> **Exercise details**
Leave out the pictures and repeat the data exactly.

##########

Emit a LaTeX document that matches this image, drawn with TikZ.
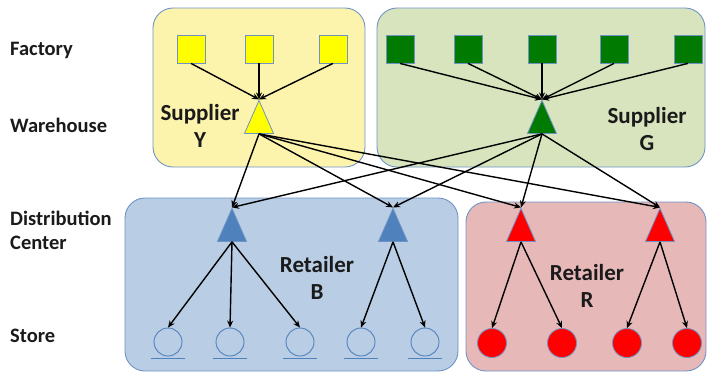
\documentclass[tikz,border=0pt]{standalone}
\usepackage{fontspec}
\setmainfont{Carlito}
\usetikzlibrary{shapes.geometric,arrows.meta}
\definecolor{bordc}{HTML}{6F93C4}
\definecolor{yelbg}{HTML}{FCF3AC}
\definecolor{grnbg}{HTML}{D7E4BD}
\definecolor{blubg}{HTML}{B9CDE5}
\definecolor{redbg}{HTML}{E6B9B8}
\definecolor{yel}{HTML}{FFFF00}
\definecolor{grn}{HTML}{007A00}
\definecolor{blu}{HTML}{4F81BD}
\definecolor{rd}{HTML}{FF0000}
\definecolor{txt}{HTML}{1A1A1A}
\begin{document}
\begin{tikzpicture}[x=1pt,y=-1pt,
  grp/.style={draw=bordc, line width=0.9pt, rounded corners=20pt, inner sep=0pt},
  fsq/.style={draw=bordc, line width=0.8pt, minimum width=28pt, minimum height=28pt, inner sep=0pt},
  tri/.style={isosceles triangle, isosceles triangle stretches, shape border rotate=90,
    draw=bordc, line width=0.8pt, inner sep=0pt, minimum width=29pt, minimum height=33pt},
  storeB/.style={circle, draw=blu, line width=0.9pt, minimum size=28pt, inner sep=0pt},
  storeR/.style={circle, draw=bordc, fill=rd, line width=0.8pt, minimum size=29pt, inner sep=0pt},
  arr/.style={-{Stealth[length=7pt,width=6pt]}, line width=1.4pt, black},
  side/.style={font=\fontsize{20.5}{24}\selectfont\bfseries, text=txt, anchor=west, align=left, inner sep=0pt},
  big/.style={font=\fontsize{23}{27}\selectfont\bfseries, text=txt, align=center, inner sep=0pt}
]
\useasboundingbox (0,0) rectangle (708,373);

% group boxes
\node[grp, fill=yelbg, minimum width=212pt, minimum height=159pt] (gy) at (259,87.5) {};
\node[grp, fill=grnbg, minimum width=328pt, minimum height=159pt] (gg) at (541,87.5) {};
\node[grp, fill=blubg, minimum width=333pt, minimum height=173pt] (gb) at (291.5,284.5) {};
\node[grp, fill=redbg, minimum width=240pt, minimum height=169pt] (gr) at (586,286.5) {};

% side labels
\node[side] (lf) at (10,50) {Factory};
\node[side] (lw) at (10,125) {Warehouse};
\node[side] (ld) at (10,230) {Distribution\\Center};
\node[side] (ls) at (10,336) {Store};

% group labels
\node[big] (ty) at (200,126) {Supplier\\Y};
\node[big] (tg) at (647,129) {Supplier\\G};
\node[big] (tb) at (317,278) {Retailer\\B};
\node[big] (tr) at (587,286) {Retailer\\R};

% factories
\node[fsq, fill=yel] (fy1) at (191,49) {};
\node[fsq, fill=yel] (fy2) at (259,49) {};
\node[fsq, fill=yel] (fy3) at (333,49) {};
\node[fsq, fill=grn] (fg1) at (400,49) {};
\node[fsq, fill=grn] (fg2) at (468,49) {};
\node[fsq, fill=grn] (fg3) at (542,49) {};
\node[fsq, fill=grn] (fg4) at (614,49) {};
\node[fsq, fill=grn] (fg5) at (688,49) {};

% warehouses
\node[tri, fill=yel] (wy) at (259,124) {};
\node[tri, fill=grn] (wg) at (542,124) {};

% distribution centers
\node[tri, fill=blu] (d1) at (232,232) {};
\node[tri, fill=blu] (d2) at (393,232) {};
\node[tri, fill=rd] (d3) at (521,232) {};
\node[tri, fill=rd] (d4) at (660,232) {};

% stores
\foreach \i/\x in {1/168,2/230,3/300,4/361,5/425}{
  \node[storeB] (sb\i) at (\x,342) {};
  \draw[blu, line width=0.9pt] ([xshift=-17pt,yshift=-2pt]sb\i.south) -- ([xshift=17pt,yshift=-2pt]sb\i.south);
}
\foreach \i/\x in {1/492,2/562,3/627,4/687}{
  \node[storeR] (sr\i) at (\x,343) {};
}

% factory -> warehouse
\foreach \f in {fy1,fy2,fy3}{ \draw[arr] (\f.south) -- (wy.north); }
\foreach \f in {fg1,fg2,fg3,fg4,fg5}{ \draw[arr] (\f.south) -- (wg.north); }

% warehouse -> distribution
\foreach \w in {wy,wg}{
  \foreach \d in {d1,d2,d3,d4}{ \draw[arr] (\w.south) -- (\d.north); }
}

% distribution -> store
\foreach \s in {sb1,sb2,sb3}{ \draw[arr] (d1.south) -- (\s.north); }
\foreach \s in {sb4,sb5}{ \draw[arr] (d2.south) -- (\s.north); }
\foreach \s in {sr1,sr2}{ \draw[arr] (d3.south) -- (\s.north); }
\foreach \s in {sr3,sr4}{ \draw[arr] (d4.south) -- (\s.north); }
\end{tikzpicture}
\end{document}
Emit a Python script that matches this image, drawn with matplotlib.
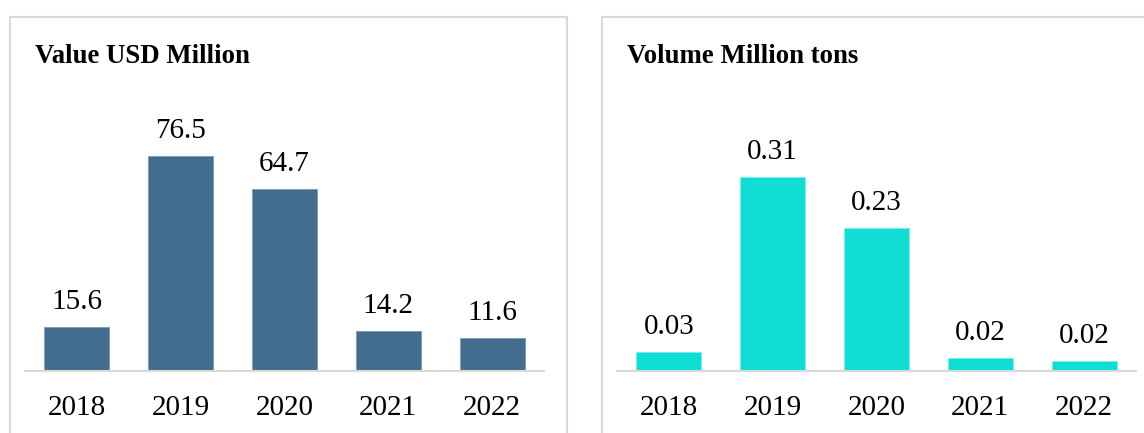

##########

> **Correct response**
Emit a LaTeX document that matches this image, drawn with TikZ.
\documentclass[tikz,border=0pt]{standalone}
\usepackage{fontspec}
\setmainfont{Carlito}
\usetikzlibrary{shapes.geometric,arrows.meta}
\definecolor{bordc}{HTML}{6F93C4}
\definecolor{yelbg}{HTML}{FCF3AC}
\definecolor{grnbg}{HTML}{D7E4BD}
\definecolor{blubg}{HTML}{B9CDE5}
\definecolor{redbg}{HTML}{E6B9B8}
\definecolor{yel}{HTML}{FFFF00}
\definecolor{grn}{HTML}{007A00}
\definecolor{blu}{HTML}{4F81BD}
\definecolor{rd}{HTML}{FF0000}
\definecolor{txt}{HTML}{1A1A1A}
\begin{document}
\begin{tikzpicture}[x=1pt,y=-1pt,
  grp/.style={draw=bordc, line width=0.9pt, rounded corners=20pt, inner sep=0pt},
  fsq/.style={draw=bordc, line width=0.8pt, minimum width=28pt, minimum height=28pt, inner sep=0pt},
  tri/.style={isosceles triangle, isosceles triangle stretches, shape border rotate=90,
    draw=bordc, line width=0.8pt, inner sep=0pt, minimum width=29pt, minimum height=33pt},
  storeB/.style={circle, draw=blu, line width=0.9pt, minimum size=28pt, inner sep=0pt},
  storeR/.style={circle, draw=bordc, fill=rd, line width=0.8pt, minimum size=29pt, inner sep=0pt},
  arr/.style={-{Stealth[length=7pt,width=6pt]}, line width=1.4pt, black},
  side/.style={font=\fontsize{20.5}{24}\selectfont\bfseries, text=txt, anchor=west, align=left, inner sep=0pt},
  big/.style={font=\fontsize{23}{27}\selectfont\bfseries, text=txt, align=center, inner sep=0pt}
]
\useasboundingbox (0,0) rectangle (708,373);

% group boxes
\node[grp, fill=yelbg, minimum width=212pt, minimum height=159pt] (gy) at (259,87.5) {};
\node[grp, fill=grnbg, minimum width=328pt, minimum height=159pt] (gg) at (541,87.5) {};
\node[grp, fill=blubg, minimum width=333pt, minimum height=173pt] (gb) at (291.5,284.5) {};
\node[grp, fill=redbg, minimum width=240pt, minimum height=169pt] (gr) at (586,286.5) {};

% side labels
\node[side] (lf) at (10,50) {Factory};
\node[side] (lw) at (10,125) {Warehouse};
\node[side] (ld) at (10,230) {Distribution\\Center};
\node[side] (ls) at (10,336) {Store};

% group labels
\node[big] (ty) at (200,126) {Supplier\\Y};
\node[big] (tg) at (647,129) {Supplier\\G};
\node[big] (tb) at (317,278) {Retailer\\B};
\node[big] (tr) at (587,286) {Retailer\\R};

% factories
\node[fsq, fill=yel] (fy1) at (191,49) {};
\node[fsq, fill=yel] (fy2) at (259,49) {};
\node[fsq, fill=yel] (fy3) at (333,49) {};
\node[fsq, fill=grn] (fg1) at (400,49) {};
\node[fsq, fill=grn] (fg2) at (468,49) {};
\node[fsq, fill=grn] (fg3) at (542,49) {};
\node[fsq, fill=grn] (fg4) at (614,49) {};
\node[fsq, fill=grn] (fg5) at (688,49) {};

% warehouses
\node[tri, fill=yel] (wy) at (259,124) {};
\node[tri, fill=grn] (wg) at (542,124) {};

% distribution centers
\node[tri, fill=blu] (d1) at (232,232) {};
\node[tri, fill=blu] (d2) at (393,232) {};
\node[tri, fill=rd] (d3) at (521,232) {};
\node[tri, fill=rd] (d4) at (660,232) {};

% stores
\foreach \i/\x in {1/168,2/230,3/300,4/361,5/425}{
  \node[storeB] (sb\i) at (\x,342) {};
  \draw[blu, line width=0.9pt] ([xshift=-17pt,yshift=-2pt]sb\i.south) -- ([xshift=17pt,yshift=-2pt]sb\i.south);
}
\foreach \i/\x in {1/492,2/562,3/627,4/687}{
  \node[storeR] (sr\i) at (\x,343) {};
}

% factory -> warehouse
\foreach \f in {fy1,fy2,fy3}{ \draw[arr] (\f.south) -- (wy.north); }
\foreach \f in {fg1,fg2,fg3,fg4,fg5}{ \draw[arr] (\f.south) -- (wg.north); }

% warehouse -> distribution
\foreach \w in {wy,wg}{
  \foreach \d in {d1,d2,d3,d4}{ \draw[arr] (\w.south) -- (\d.north); }
}

% distribution -> store
\foreach \s in {sb1,sb2,sb3}{ \draw[arr] (d1.south) -- (\s.north); }
\foreach \s in {sb4,sb5}{ \draw[arr] (d2.south) -- (\s.north); }
\foreach \s in {sr1,sr2}{ \draw[arr] (d3.south) -- (\s.north); }
\foreach \s in {sr3,sr4}{ \draw[arr] (d4.south) -- (\s.north); }
\end{tikzpicture}
\end{document}
Emit a Python script that matches this image, drawn with matplotlib.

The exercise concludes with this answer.